The gray boxes in Figure 3 (d) indicate empty grids that contain no atoms, highlighting the top five grids making significant contributions. This suggests that the absence of atoms in these areas enhance the gas adsorption. There are grids adjacent to the atoms in Figure 3 (c) that make only a small contribution. When searching for a new building block to improve gas adsorption, users should choose blocks that will not position atoms in these gray areas.

Conversely, in Figure 3 (e), the gray boxes represent empty grids that have strong negative contributions. It is interpreted that if these areas contained atoms, gas adsorption could have been further improved. This also provides important implications for improving gas adsorption with new building blocks.

Thus, Grid-based Explanation is applicable to the PH-ML pipeline, offering a method capable of extracting practical information from the data.

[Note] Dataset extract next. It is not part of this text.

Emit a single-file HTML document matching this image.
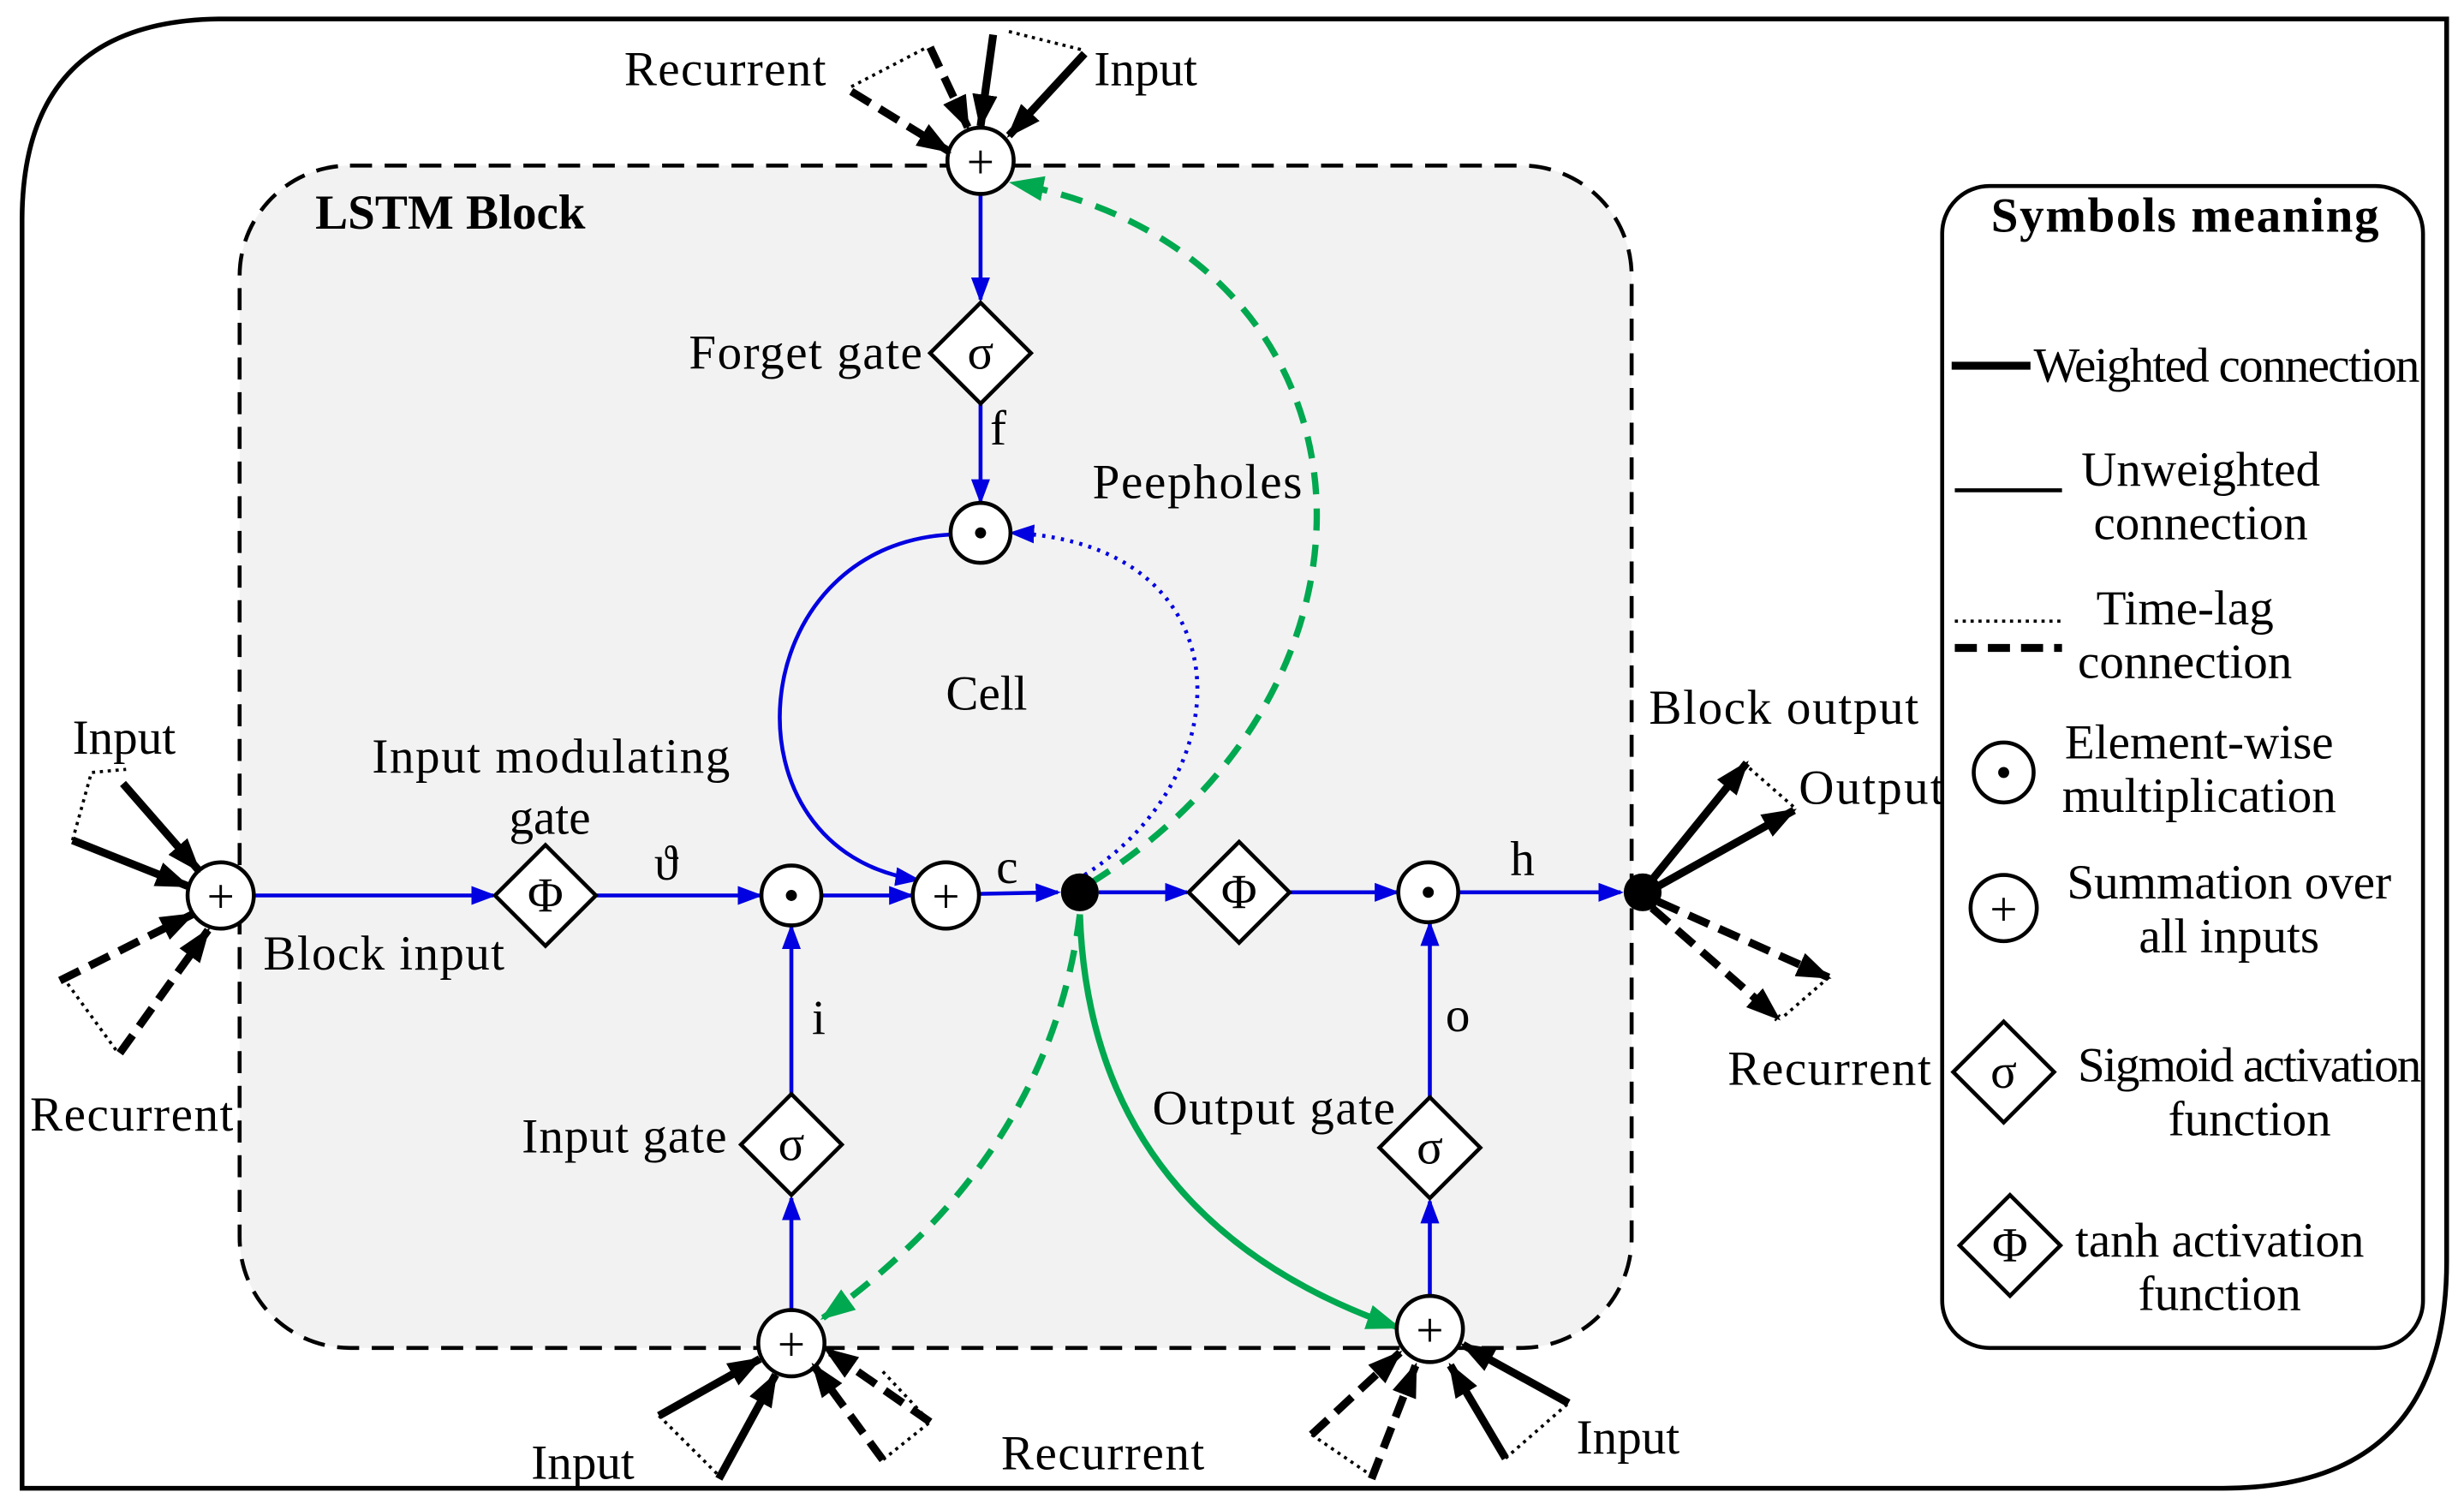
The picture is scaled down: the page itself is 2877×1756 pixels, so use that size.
<!DOCTYPE html>
<html><head><meta charset="utf-8"><style>
html,body{margin:0;padding:0;background:#fff;}
svg{display:block;}
text{font-family:"Liberation Serif",serif;font-size:31px;fill:#000;}
</style></head><body>
<svg width="2877" height="1756" viewBox="0 0 1563 954" preserveAspectRatio="none" xmlns="http://www.w3.org/2000/svg">
<defs>
<marker id="ab" markerUnits="userSpaceOnUse" markerWidth="16" markerHeight="12" refX="14" refY="6" orient="auto"><path d="M0,0 L16,6 L0,12 Z" fill="#0000e0"/></marker>
<marker id="ag" markerUnits="userSpaceOnUse" markerWidth="22" markerHeight="16" refX="20" refY="8" orient="auto"><path d="M0,0 L22,8 L0,16 Z" fill="#00a84f"/></marker>
<marker id="ak" markerUnits="userSpaceOnUse" markerWidth="22" markerHeight="16" refX="20" refY="8" orient="auto"><path d="M0,0 L22,8 L0,16 Z" fill="#000"/></marker>
</defs>
<path d="M14,944 L14,140 Q14,12 142,12 L1552,12 L1552,800 Q1552,944 1410,944 Z" fill="none" stroke="#000" stroke-width="3"/>
<rect x="152" y="105" width="883" height="750" rx="70" fill="#f2f2f2" stroke="#000" stroke-width="2.5" stroke-dasharray="14,8"/>
<text x="200" y="145" font-weight="bold" font-size="30">LSTM Block</text>
<rect x="1232" y="118" width="305" height="737" rx="30" fill="#fff" stroke="#000" stroke-width="2.5"/>
<text x="1263" y="147" font-weight="bold" font-size="30" textLength="246">Symbols meaning</text>
<line x1="1238" y1="232" x2="1288" y2="232" stroke="#000" stroke-width="5"/>
<text x="1290" y="242" font-size="27" textLength="245">Weighted connection</text>
<line x1="1240" y1="311" x2="1308" y2="311" stroke="#000" stroke-width="2.5"/>
<text x="1396" y="308" font-size="27" text-anchor="middle">Unweighted</text>
<text x="1396" y="342" font-size="27" text-anchor="middle">connection</text>
<line x1="1240" y1="394" x2="1308" y2="394" stroke="#000" stroke-width="2" stroke-dasharray="2,3"/>
<line x1="1240" y1="411" x2="1308" y2="411" stroke="#000" stroke-width="5" stroke-dasharray="14,7"/>
<text x="1386" y="396" font-size="27" text-anchor="middle">Time-lag</text>
<text x="1386" y="430" font-size="27" text-anchor="middle">connection</text>
<circle cx="1271" cy="490" r="19" fill="#fff" stroke="#000" stroke-width="2.5"/><circle cx="1271" cy="490" r="3.5"/>
<text x="1395" y="481" font-size="27" text-anchor="middle">Element-wise</text>
<text x="1395" y="515" font-size="27" text-anchor="middle">multiplication</text>
<circle cx="1271" cy="576" r="21" fill="#fff" stroke="#000" stroke-width="2.5"/>
<text x="1271" y="587" text-anchor="middle" font-size="32">+</text>
<text x="1414" y="570" font-size="27" text-anchor="middle">Summation over</text>
<text x="1414" y="604" font-size="27" text-anchor="middle">all inputs</text>
<path d="M1271,648 L1303,680 L1271,712 L1239,680 Z" fill="#fff" stroke="#000" stroke-width="2.5"/>
<text x="1271" y="690" text-anchor="middle" font-size="27">σ</text>
<text x="1427" y="686" font-size="27" text-anchor="middle" textLength="218">Sigmoid activation</text>
<text x="1427" y="720" font-size="27" text-anchor="middle">function</text>
<path d="M1275,758 L1307,790 L1275,822 L1243,790 Z" fill="#fff" stroke="#000" stroke-width="2.5"/>
<text x="1275" y="800" text-anchor="middle" font-size="27">Φ</text>
<text x="1408" y="797" font-size="27" text-anchor="middle">tanh activation</text>
<text x="1408" y="831" font-size="27" text-anchor="middle">function</text>

<g stroke="#0000e0" stroke-width="2.5" fill="none">
<line x1="622" y1="123" x2="622" y2="190" marker-end="url(#ab)"/>
<line x1="622" y1="256" x2="622" y2="318" marker-end="url(#ab)"/>
<line x1="161" y1="568" x2="313" y2="568" marker-end="url(#ab)"/>
<line x1="378" y1="568" x2="482" y2="568" marker-end="url(#ab)"/>
<line x1="520" y1="568" x2="578" y2="568" marker-end="url(#ab)"/>
<line x1="620" y1="567" x2="671" y2="566" marker-end="url(#ab)"/>
<line x1="697" y1="566" x2="753" y2="566" marker-end="url(#ab)"/>
<line x1="818" y1="566" x2="886" y2="566" marker-end="url(#ab)"/>
<line x1="924" y1="566" x2="1028" y2="566" marker-end="url(#ab)"/>
<line x1="502" y1="694" x2="502" y2="588" marker-end="url(#ab)"/>
<line x1="502" y1="831" x2="502" y2="760" marker-end="url(#ab)"/>
<line x1="907" y1="696" x2="907" y2="586" marker-end="url(#ab)"/>
<line x1="907" y1="822" x2="907" y2="762" marker-end="url(#ab)"/>
<path d="M604,339 C470,345 455,540 582,558" marker-end="url(#ab)"/>
<path d="M688,555 C790,490 790,345 642,338" stroke-dasharray="2,4" marker-end="url(#ab)"/>
</g>
<g stroke="#00a84f" stroke-width="4" fill="none">
<path d="M692,560 C900,430 880,160 642,116" stroke-dasharray="14,9" marker-end="url(#ag)"/>
<path d="M685,580 C670,700 600,780 522,836" stroke-dasharray="14,9" marker-end="url(#ag)"/>
<path d="M685,580 C690,730 780,805 887,842" marker-end="url(#ag)"/>
</g>

<g stroke="#000" stroke-width="2.5" fill="#fff">
<circle cx="622" cy="102" r="21"/>
<path d="M622,192 L654,224 L622,256 L590,224 Z"/>
<circle cx="622" cy="338" r="19"/>
<circle cx="140" cy="568" r="21"/>
<path d="M346,536 L378,568 L346,600 L314,568 Z"/>
<circle cx="502" cy="568" r="19"/>
<circle cx="600" cy="568" r="21"/>
<path d="M786,534 L818,566 L786,598 L754,566 Z"/>
<circle cx="906" cy="566" r="19"/>
<path d="M502,694 L534,726 L502,758 L470,726 Z"/>
<circle cx="502" cy="852" r="21"/>
<path d="M907,696 L939,728 L907,760 L875,728 Z"/>
<circle cx="907" cy="843" r="21"/>
</g>
<circle cx="685" cy="566" r="12"/>
<circle cx="1042" cy="566" r="12"/>
<circle cx="622" cy="338" r="3.5"/><circle cx="502" cy="568" r="3.5"/><circle cx="906" cy="566" r="3.5"/>
<g text-anchor="middle">
<text x="622" y="113" font-size="32">+</text><text x="140" y="579" font-size="32">+</text><text x="600" y="579" font-size="32">+</text>
<text x="502" y="863" font-size="32">+</text><text x="907" y="854" font-size="32">+</text>
<text x="622" y="234" font-size="27">σ</text><text x="502" y="736" font-size="27">σ</text><text x="907" y="738" font-size="27">σ</text>
<text x="346" y="578" font-size="27">Φ</text><text x="786" y="576" font-size="27">Φ</text>
</g>

<g fill="none" stroke="#000">
<path d="M540,55 L588,30 M640,20 L688,32" stroke-width="2" stroke-dasharray="2,3"/>
<line x1="630" y1="22" x2="622" y2="80" stroke-width="5" marker-end="url(#ak)"/>
<line x1="688" y1="34" x2="640" y2="86" stroke-width="5" marker-end="url(#ak)"/>
<line x1="540" y1="58" x2="602" y2="96" stroke-width="5" stroke-dasharray="14,7" marker-end="url(#ak)"/>
<line x1="590" y1="30" x2="614" y2="81" stroke-width="5" stroke-dasharray="14,7" marker-end="url(#ak)"/>
<path d="M46,533 L58,490 L80,488 M40,620 L75,668" stroke-width="2" stroke-dasharray="2,3"/>
<line x1="78" y1="497" x2="126" y2="552" stroke-width="5" marker-end="url(#ak)"/>
<line x1="46" y1="533" x2="119" y2="562" stroke-width="5" marker-end="url(#ak)"/>
<line x1="38" y1="622" x2="122" y2="580" stroke-width="5" stroke-dasharray="14,7" marker-end="url(#ak)"/>
<line x1="76" y1="668" x2="132" y2="590" stroke-width="5" stroke-dasharray="14,7" marker-end="url(#ak)"/>
<path d="M418,898 L456,936 M560,870 L590,902 L560,926" stroke-width="2" stroke-dasharray="2,3"/>
<line x1="418" y1="898" x2="482" y2="862" stroke-width="5" marker-end="url(#ak)"/>
<line x1="456" y1="938" x2="492" y2="872" stroke-width="5" marker-end="url(#ak)"/>
<line x1="590" y1="902" x2="524" y2="856" stroke-width="5" stroke-dasharray="14,7" marker-end="url(#ak)"/>
<line x1="560" y1="926" x2="516" y2="866" stroke-width="5" stroke-dasharray="14,7" marker-end="url(#ak)"/>
<path d="M832,910 L870,936 M955,925 L995,890" stroke-width="2" stroke-dasharray="2,3"/>
<line x1="832" y1="910" x2="888" y2="858" stroke-width="5" stroke-dasharray="14,7" marker-end="url(#ak)"/>
<line x1="870" y1="938" x2="898" y2="866" stroke-width="5" stroke-dasharray="14,7" marker-end="url(#ak)"/>
<line x1="955" y1="925" x2="920" y2="866" stroke-width="5" marker-end="url(#ak)"/>
<line x1="995" y1="890" x2="928" y2="853" stroke-width="5" marker-end="url(#ak)"/>
<path d="M1106,484 L1138,512 M1160,620 L1130,646" stroke-width="2" stroke-dasharray="2,3"/>
<line x1="1048" y1="558" x2="1108" y2="484" stroke-width="5" marker-end="url(#ak)"/>
<line x1="1052" y1="562" x2="1138" y2="514" stroke-width="5" marker-end="url(#ak)"/>
<line x1="1052" y1="572" x2="1160" y2="620" stroke-width="5" stroke-dasharray="14,7" marker-end="url(#ak)"/>
<line x1="1048" y1="576" x2="1128" y2="646" stroke-width="5" stroke-dasharray="14,7" marker-end="url(#ak)"/>
</g>

<text x="396" y="54" textLength="128">Recurrent</text>
<text x="694" y="54">Input</text>
<text x="437" y="234" textLength="148">Forget gate</text>
<text x="628" y="282">f</text>
<text x="693" y="316" textLength="133">Peepholes</text>
<text x="600" y="450">Cell</text>
<text x="46" y="478">Input</text>
<text x="236" y="490" textLength="227">Input modulating</text>
<text x="323" y="529">gate</text>
<text x="415" y="558">ϑ</text>
<text x="632" y="560">c</text>
<text x="958" y="555">h</text>
<text x="167" y="615" textLength="153">Block input</text>
<text x="515" y="656">i</text>
<text x="917" y="654">o</text>
<text x="19" y="717" textLength="129">Recurrent</text>
<text x="331" y="731" textLength="130">Input gate</text>
<text x="731" y="713" textLength="154">Output gate</text>
<text x="1046" y="459" textLength="171">Block output</text>
<text x="1141" y="510" textLength="92">Output</text>
<text x="1096" y="688" textLength="129">Recurrent</text>
<text x="337" y="938">Input</text>
<text x="635" y="932" textLength="129">Recurrent</text>
<text x="1000" y="922">Input</text>
</svg>
</body></html>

In this section, using ToBaCCo dataset ver 1.0 as an example again, we demonstrate that the transition relationships, from manipulatable parameters to the features extracted by PH and the outputs of downstream machine learning, can be quantitatively obtained through the higher-order terms of feature attributional XAI.

The MOF of interest for our explanation is specified by the parameters Template: ith, Node1: sym4_on_14, Node2: sym13_mc_12, Edge: L_43. This MOF has an annotated methane adsorption value of 257 ($\mathrm{cm}^{3}(\mathrm{STP})/\mathrm{cm}^{3}$) under 100 bars. The inference value from the machine learning model we use is similarly $237.35$ ($\mathrm{cm}^{3}(\mathrm{STP})/\mathrm{cm}^{3}$). Figure 5 illustrates the contribution magnitude for each pixel of the landscape, calculated using IGCS. From another 999 MOFs specified by other manipulatable parameters, each of their persistent landscapes was used as a cohort.

IGCS can be applied directly to the relationship between the manipulatable parameters and gas adsorption. Within the cohort of 1,000 data points including the target data, there were 24 MOFs with the parameter edge: L_43. Applying IGCS, it is clear that in most cases parameter L_43 hads a negative contribution for these 24 MOFs (average: $-13.45$), but for our data of interest, it hads a significant positive contribution ($44.68$).

The following question arises: why does L_43 have a positive contribution in this molecule? The answer can be found in the transitive relationship using the higher-order terms. The contribution values shown in the heatmap in Figure 5 are further decomposed into four types of manipulatable parameters by applying CS, the results of which are shown in Figure 6.

The absence in this molecule of short-lived cycles within $H_{1}$ and early-born cycles within $H_{2}$, which have negative contributions to gas adsorption in other manipulatable parameters, is offset by the positive contributions of L_43, changing the contribution from each pixel to zero or a weak positive value for the whole molecule. Conversely, if the edge parameter is changed from L_43 to another value, it is anticipated that cycles corresponding to these pixels will emerge, contributing negatively to gas adsorption.

One of the distinguishing features of this method using higher-order terms is the ability to glean information reminiscent of causal inference. Users can refer to this information alongside domain knowledge, enabling them to assess the validity of data processing through the PH-ML pipeline. By providing this higher level of interpretability, it is expected that users’ trust in the PH-ML pipeline will be bolstered.